Blackstone chairman Pete Peterson will receive $1.9 billion in the offering, and retain a 4 percent stake in the firm, while chief executive Steve Schwarzman will receive $449 million and retain a nearly 24 percent stake in the firm, according to a filing with the Securities and Exchange Commission. If the IPO prices at the expected $30 per unit (its range is $29 to $31), Schwarzman’s stake is worth nearly $8 billion.
Should the offering’s underwriters – including Deutsche Bank, Morgan Stanley, Lehman Brothers, Citigroup, and Merrill Lynch – decide to float an additional 20 million units, Schwarzman will receive $677.2 million in the offering.
Schwarzman and Peterson aren’t the only top executives set to profit from the public float: Blackstone president and COO Hamilton James is to receive approximately $147.9 million in the offering (or $188.5 million if the underwriters purchase additional common units), while vice chairman J. Tomilson Hill will receive $22.1 million and chief financial officer Michael Puglisi will net $13.4 million.
The filing also revealed that Blackstone’s top brass had handsome paydays last year: Schwarzman took home $398.3 million in cash distributions, Peterson netted $212.9 million, James received $97.3 million, Hill scored $45.6 million and Puglisi received $17.4 million.
“Our named executive officers have not historically received any salary or bonus and have instead received only distributions in respect of their ownership interests in our businesses,” Blackstone said in the filing. “Therefore, 100 percent of the distributions received by our executive officers has been performance-based, because all of their distributions have been calculated based on their respective percentage interests in the profits of our firm and their allocated shares of the carried interest or incentive fees payable in respect of our investment funds.”

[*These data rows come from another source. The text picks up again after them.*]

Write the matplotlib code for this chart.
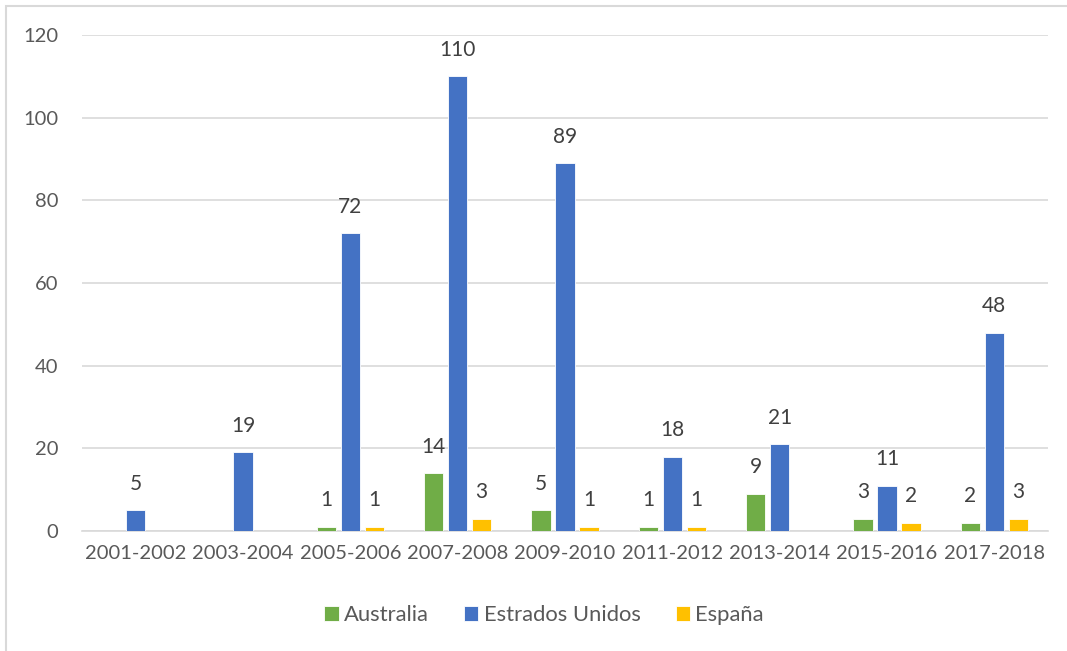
import numpy as np
import matplotlib
matplotlib.use("Agg")
import matplotlib.pyplot as plt
from matplotlib.patches import Rectangle

categories = ["2001-2002", "2003-2004", "2005-2006", "2007-2008", "2009-2010",
              "2011-2012", "2013-2014", "2015-2016", "2017-2018"]
australia = [np.nan, np.nan, 1, 14, 5, 1, 9, 3, 2]
estados_unidos = [5, 19, 72, 110, 89, 18, 21, 11, 48]
espana = [np.nan, np.nan, 1, 3, 1, 1, np.nan, 2, 3]
series_names = ["Australia", "Estrados Unidos", "España"]
colors = ["#70AD47", "#4472C4", "#FFC000"]
yticks = [0, 20, 40, 60, 80, 100, 120]

plt.rcParams['font.family'] = ['Lato', 'DejaVu Sans']
txt = "#595959"
fs = 14.5

fig = plt.figure(figsize=(10.67, 6.51), dpi=100)
fig.patches.append(Rectangle((6/1067, -0.1), 1.2, (1 - 6/651) + 0.1,
                             transform=fig.transFigure, fill=False,
                             edgecolor="#D9D9D9", linewidth=1.5, zorder=0))
ax = fig.add_axes([82/1067, 1 - 531/651, (1048 - 82)/1067, (531 - 35)/651])

x = np.arange(len(categories))
step = 0.224
width = 0.178
data = [australia, estados_unidos, espana]
for i, (vals, name, c) in enumerate(zip(data, series_names, colors)):
    pos = x + (i - 1) * step
    bars = ax.bar(pos, vals, width=width, color=c, label=name,
                  edgecolor="white", linewidth=0.6, zorder=3)
    for p, v in zip(pos, vals):
        if not np.isnan(v):
            ax.annotate(f"{int(v)}", (p, v), xytext=(0, 19), textcoords="offset points",
                        ha="center", va="center", fontsize=15, color="#404040")

ax.set_xlim(-0.5, len(categories) - 0.5)
ax.set_ylim(0, 120)
ax.set_yticks(yticks)
ax.set_xticks(x)
ax.set_xticklabels(categories)
ax.grid(axis="y", color="#D9D9D9", linewidth=1.2, zorder=0)
ax.set_axisbelow(True)
for s in ["top", "right", "left"]:
    ax.spines[s].set_visible(False)
ax.spines["bottom"].set_color("#D9D9D9")
ax.spines["bottom"].set_linewidth(1.2)
ax.tick_params(axis="both", length=0, labelsize=fs, labelcolor=txt)
ax.tick_params(axis="y", pad=17)
ax.tick_params(axis="x", pad=10)

fig.legend(loc="center", bbox_to_anchor=(544/1067, 1 - 615/651), ncol=3,
           frameon=False, fontsize=15.8, labelcolor=txt, handlelength=0.64,
           handleheight=0.64, handletextpad=0.25, columnspacing=1.6)

fig.savefig("out.png", dpi=100)
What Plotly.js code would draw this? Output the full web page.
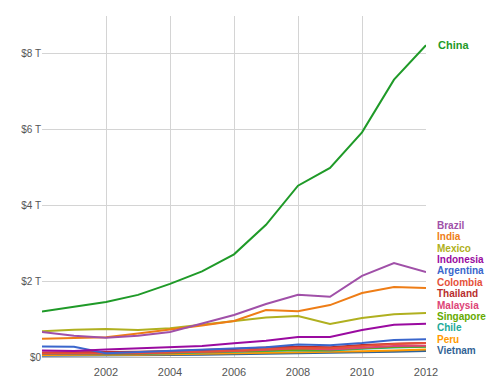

Following the IPO, Schwarzman will “receive no compensation other than a $350,000 salary, but will own a significant portion of the carried interest earned from our carry funds”, the filing said.
Blackstone does, however, intend to initiate “founding member agreements” with Schwarzman and Peterson. Each agreement mandates that the executive retain his current post while with the firm, and requires Schwarzman to provide six months’ notice of his intent to leave the firm, while Peterson must provide 90 days’ notice and is expected to retire on or before 31 December 2008.
Following their retirement, the founders will receive perks including the ability to retain their current office for three years, be provided a car and driver for three years, be given an office for up to 10 years, and receive health benefits until their death.
“Additionally,” the filing said, “before his retirement and during the 10 year period thereafter, our founders and foundations they establish may continue to invest in our investment funds on a basis generally consistent with that of other partners.”